Dataset excerpts:
^^^^
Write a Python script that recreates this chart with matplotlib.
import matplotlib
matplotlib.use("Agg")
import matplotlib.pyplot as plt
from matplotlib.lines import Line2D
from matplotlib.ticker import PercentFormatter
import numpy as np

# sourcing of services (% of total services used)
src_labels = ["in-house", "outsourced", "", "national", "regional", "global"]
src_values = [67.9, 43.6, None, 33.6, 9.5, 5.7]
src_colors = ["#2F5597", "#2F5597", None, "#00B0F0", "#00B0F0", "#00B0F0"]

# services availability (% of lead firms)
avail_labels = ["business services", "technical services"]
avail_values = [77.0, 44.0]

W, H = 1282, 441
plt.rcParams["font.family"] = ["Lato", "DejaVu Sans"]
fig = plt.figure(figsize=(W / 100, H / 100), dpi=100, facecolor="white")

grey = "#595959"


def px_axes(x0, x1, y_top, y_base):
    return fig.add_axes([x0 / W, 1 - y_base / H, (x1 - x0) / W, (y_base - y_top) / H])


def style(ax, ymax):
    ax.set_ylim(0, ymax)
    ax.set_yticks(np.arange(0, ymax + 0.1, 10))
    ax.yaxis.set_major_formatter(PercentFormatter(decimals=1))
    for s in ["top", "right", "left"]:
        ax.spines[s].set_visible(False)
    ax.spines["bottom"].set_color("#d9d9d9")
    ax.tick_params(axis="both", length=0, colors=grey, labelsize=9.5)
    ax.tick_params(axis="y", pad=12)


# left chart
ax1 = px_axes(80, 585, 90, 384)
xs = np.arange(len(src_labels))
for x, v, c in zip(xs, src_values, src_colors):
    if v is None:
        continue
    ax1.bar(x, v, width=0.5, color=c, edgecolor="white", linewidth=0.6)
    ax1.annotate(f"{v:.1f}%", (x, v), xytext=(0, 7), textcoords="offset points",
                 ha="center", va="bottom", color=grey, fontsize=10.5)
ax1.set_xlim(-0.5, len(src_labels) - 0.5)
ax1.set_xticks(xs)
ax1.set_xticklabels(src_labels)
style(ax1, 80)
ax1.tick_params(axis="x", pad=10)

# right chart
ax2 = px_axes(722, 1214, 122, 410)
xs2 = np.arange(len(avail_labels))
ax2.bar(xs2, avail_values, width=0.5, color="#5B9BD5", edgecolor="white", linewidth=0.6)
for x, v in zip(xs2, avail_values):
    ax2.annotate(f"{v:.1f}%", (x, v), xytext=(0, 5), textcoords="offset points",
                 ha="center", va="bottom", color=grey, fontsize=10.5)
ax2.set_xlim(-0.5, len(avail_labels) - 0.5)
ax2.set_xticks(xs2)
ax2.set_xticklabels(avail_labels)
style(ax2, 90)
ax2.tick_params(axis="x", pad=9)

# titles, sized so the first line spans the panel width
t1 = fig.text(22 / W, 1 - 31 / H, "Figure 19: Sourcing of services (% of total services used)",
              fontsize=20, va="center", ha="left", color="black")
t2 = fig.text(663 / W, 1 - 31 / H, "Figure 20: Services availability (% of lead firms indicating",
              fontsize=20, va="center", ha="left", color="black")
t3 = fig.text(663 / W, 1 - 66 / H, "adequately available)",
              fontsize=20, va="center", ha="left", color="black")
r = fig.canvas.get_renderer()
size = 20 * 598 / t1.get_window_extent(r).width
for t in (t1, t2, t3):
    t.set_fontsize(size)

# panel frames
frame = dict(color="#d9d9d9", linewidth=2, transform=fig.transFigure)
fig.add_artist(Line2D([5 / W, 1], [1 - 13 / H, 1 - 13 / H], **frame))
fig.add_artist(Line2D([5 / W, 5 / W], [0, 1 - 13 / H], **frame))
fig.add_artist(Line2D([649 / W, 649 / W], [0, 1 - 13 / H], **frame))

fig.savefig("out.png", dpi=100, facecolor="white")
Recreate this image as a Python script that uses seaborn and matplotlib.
^^^^
Given instruction: Give back each line above precisely as it stands.

Answer to the task:
Write a Python script that recreates this chart with matplotlib.
import matplotlib
matplotlib.use("Agg")
import matplotlib.pyplot as plt
from matplotlib.lines import Line2D
from matplotlib.ticker import PercentFormatter
import numpy as np

# sourcing of services (% of total services used)
src_labels = ["in-house", "outsourced", "", "national", "regional", "global"]
src_values = [67.9, 43.6, None, 33.6, 9.5, 5.7]
src_colors = ["#2F5597", "#2F5597", None, "#00B0F0", "#00B0F0", "#00B0F0"]

# services availability (% of lead firms)
avail_labels = ["business services", "technical services"]
avail_values = [77.0, 44.0]

W, H = 1282, 441
plt.rcParams["font.family"] = ["Lato", "DejaVu Sans"]
fig = plt.figure(figsize=(W / 100, H / 100), dpi=100, facecolor="white")

grey = "#595959"


def px_axes(x0, x1, y_top, y_base):
    return fig.add_axes([x0 / W, 1 - y_base / H, (x1 - x0) / W, (y_base - y_top) / H])


def style(ax, ymax):
    ax.set_ylim(0, ymax)
    ax.set_yticks(np.arange(0, ymax + 0.1, 10))
    ax.yaxis.set_major_formatter(PercentFormatter(decimals=1))
    for s in ["top", "right", "left"]:
        ax.spines[s].set_visible(False)
    ax.spines["bottom"].set_color("#d9d9d9")
    ax.tick_params(axis="both", length=0, colors=grey, labelsize=9.5)
    ax.tick_params(axis="y", pad=12)


# left chart
ax1 = px_axes(80, 585, 90, 384)
xs = np.arange(len(src_labels))
for x, v, c in zip(xs, src_values, src_colors):
    if v is None:
        continue
    ax1.bar(x, v, width=0.5, color=c, edgecolor="white", linewidth=0.6)
    ax1.annotate(f"{v:.1f}%", (x, v), xytext=(0, 7), textcoords="offset points",
                 ha="center", va="bottom", color=grey, fontsize=10.5)
ax1.set_xlim(-0.5, len(src_labels) - 0.5)
ax1.set_xticks(xs)
ax1.set_xticklabels(src_labels)
style(ax1, 80)
ax1.tick_params(axis="x", pad=10)

# right chart
ax2 = px_axes(722, 1214, 122, 410)
xs2 = np.arange(len(avail_labels))
ax2.bar(xs2, avail_values, width=0.5, color="#5B9BD5", edgecolor="white", linewidth=0.6)
for x, v in zip(xs2, avail_values):
    ax2.annotate(f"{v:.1f}%", (x, v), xytext=(0, 5), textcoords="offset points",
                 ha="center", va="bottom", color=grey, fontsize=10.5)
ax2.set_xlim(-0.5, len(avail_labels) - 0.5)
ax2.set_xticks(xs2)
ax2.set_xticklabels(avail_labels)
style(ax2, 90)
ax2.tick_params(axis="x", pad=9)

# titles, sized so the first line spans the panel width
t1 = fig.text(22 / W, 1 - 31 / H, "Figure 19: Sourcing of services (% of total services used)",
              fontsize=20, va="center", ha="left", color="black")
t2 = fig.text(663 / W, 1 - 31 / H, "Figure 20: Services availability (% of lead firms indicating",
              fontsize=20, va="center", ha="left", color="black")
t3 = fig.text(663 / W, 1 - 66 / H, "adequately available)",
              fontsize=20, va="center", ha="left", color="black")
r = fig.canvas.get_renderer()
size = 20 * 598 / t1.get_window_extent(r).width
for t in (t1, t2, t3):
    t.set_fontsize(size)

# panel frames
frame = dict(color="#d9d9d9", linewidth=2, transform=fig.transFigure)
fig.add_artist(Line2D([5 / W, 1], [1 - 13 / H, 1 - 13 / H], **frame))
fig.add_artist(Line2D([5 / W, 5 / W], [0, 1 - 13 / H], **frame))
fig.add_artist(Line2D([649 / W, 649 / W], [0, 1 - 13 / H], **frame))

fig.savefig("out.png", dpi=100, facecolor="white")
Recreate this image as a Python script that uses seaborn and matplotlib.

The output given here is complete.